I have to admit, until BigRingRiding bestowed upon us the honor of gracing their site with our humble image, I had never heard the term “Inhaling a Wasp” being used as a climbing tactic. My Great Aunt once swallowed a wasp; she was rather portly and since I think the wasp might have been in her cocktail I'm reasonably certain she wasn't riding a bike at the time – to say nothing of climbing. I believe my Great Uncle poured a pint of motor oil down her throat to treat the situation and I'm assuming that he did this as an erstwhile remedy and not out of vindictiveness. I can't imagine it was “pleasant” in the traditional sense of the term, although the family story doesn't detail how it all worked out for her, the oil, or my Great Uncle.
But back to cycling. I think what all of us here at the Velominati like most is The V being dished out using a Big Gulp or bigger container. At the end of the day, there is little less interesting than watching a herd of robots pedal their bikes up a steep hill without the least bit of emotion or effort showing on their faces, but with loads of speed in their legs. Common competitive wisdom is to never let your rivals know you're suffering, but bollocks to that. Whether I'm on the bike or watching a race, nothing beats seeing it all left on the road, with the pain of each magnificent stroke showing on the faces of those doing the dishing.

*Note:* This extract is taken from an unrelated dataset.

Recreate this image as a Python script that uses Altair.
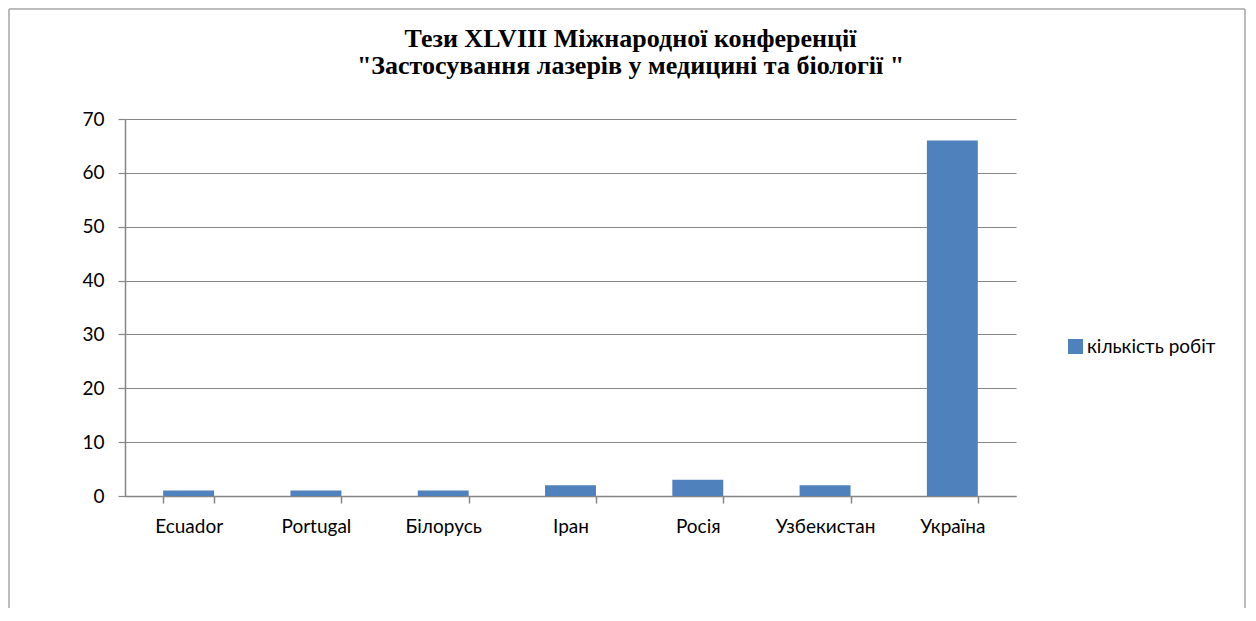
import altair as alt
import pandas as pd

countries = ["Ecuador", "Portugal", "Білорусь", "Іран", "Росія", "Узбекистан", "Україна"]
counts = [1, 1, 1, 2, 3, 2, 66]
series_name = "кількість робіт"
title_lines = ["Тези XLVIII Міжнародної конференції",
               "\"Застосування лазерів у медицині та біології \""]
y_ticks = [0, 10, 20, 30, 40, 50, 60, 70]

df = pd.DataFrame({"country": countries, "count": counts,
                   "series": [series_name] * len(countries)})

W, H = 891, 377
PAD_L, PAD_T = 117, 111
TOTAL_W, TOTAL_H = 1238, 600
GRAY = "#868686"
FRAME = "#A6A6A6"
FONT = "Lato"

bars = alt.Chart(df).mark_bar().encode(
    x=alt.X("country:N", sort=countries, title=None,
            scale=alt.Scale(paddingInner=0.6, paddingOuter=0.3),
            axis=alt.Axis(labelAngle=0, tickBand="extent", domainColor=GRAY,
                          tickColor=GRAY, tickSize=7, labelPadding=14,
                          labelFont=FONT, labelFontSize=19, labelColor="#000000",
                          grid=False, domainWidth=1.5, tickWidth=1.5)),
    y=alt.Y("count:Q", title=None, scale=alt.Scale(domain=[0, 70], nice=False),
            axis=alt.Axis(values=y_ticks, grid=True, gridColor=GRAY, gridWidth=1.2,
                          domainColor=GRAY, tickColor=GRAY, tickSize=7,
                          labelPadding=14, labelFont=FONT, labelFontSize=19,
                          labelColor="#000000", domainWidth=1.5, tickWidth=1.2)),
    color=alt.Color("series:N", scale=alt.Scale(range=["#4F81BD"]),
                    legend=alt.Legend(title=None, orient="none", legendX=941,
                                      legendY=218, symbolType="square",
                                      symbolSize=225, symbolStrokeWidth=0,
                                      labelFont=FONT, labelFontSize=19,
                                      labelColor="#000000", labelOffset=2,
                                      padding=0)),
)

one = alt.Data(values=[{}])
frame_left = alt.Chart(one).mark_rule(color=FRAME, strokeWidth=1.5).encode(
    x=alt.value(-PAD_L + 1), y=alt.value(-PAD_T + 1), y2=alt.value(H + 200))
frame_top = alt.Chart(one).mark_rule(color=FRAME, strokeWidth=1.5).encode(
    x=alt.value(-PAD_L + 1), x2=alt.value(TOTAL_W - PAD_L - 1), y=alt.value(-PAD_T + 1))
frame_right = alt.Chart(one).mark_rule(color=FRAME, strokeWidth=1.5).encode(
    x=alt.value(TOTAL_W - PAD_L - 1), y=alt.value(-PAD_T + 1), y2=alt.value(H + 200))

chart = alt.layer(bars, frame_left, frame_top, frame_right).properties(
    width=W, height=H,
    title=alt.TitleParams(text=title_lines, font="Liberation Serif", fontSize=26,
                          fontWeight="bold", color="#000000", anchor="middle",
                          frame="group", dx=60, offset=-71, lineHeight=27),
    autosize=alt.AutoSizeParams(type="none"),
    padding={"left": PAD_L, "top": PAD_T,
             "right": TOTAL_W - PAD_L - W, "bottom": TOTAL_H - PAD_T - H},
).configure(background="white").configure_view(stroke=None)

chart.save("out.html", embed_options={"renderer": "svg", "actions": False})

Inhaling a Wasp is the look a rider has on their face when they've dropped their jaw down like the shovel on a front-loader, scooping up mouthfuls of air in an effort not to quench, but to fuel the fire burning hot in their lungs and legs. Jan Ullrich was the master of this look, and any time I'm engaging in a long climb, steeled against the suffering I know is to come farther up the road, I channel my best Ullrich look and take solace in the notion that despite the squares I'm pedaling, perhaps I might at least look a the slightest bit like Der Kaiser.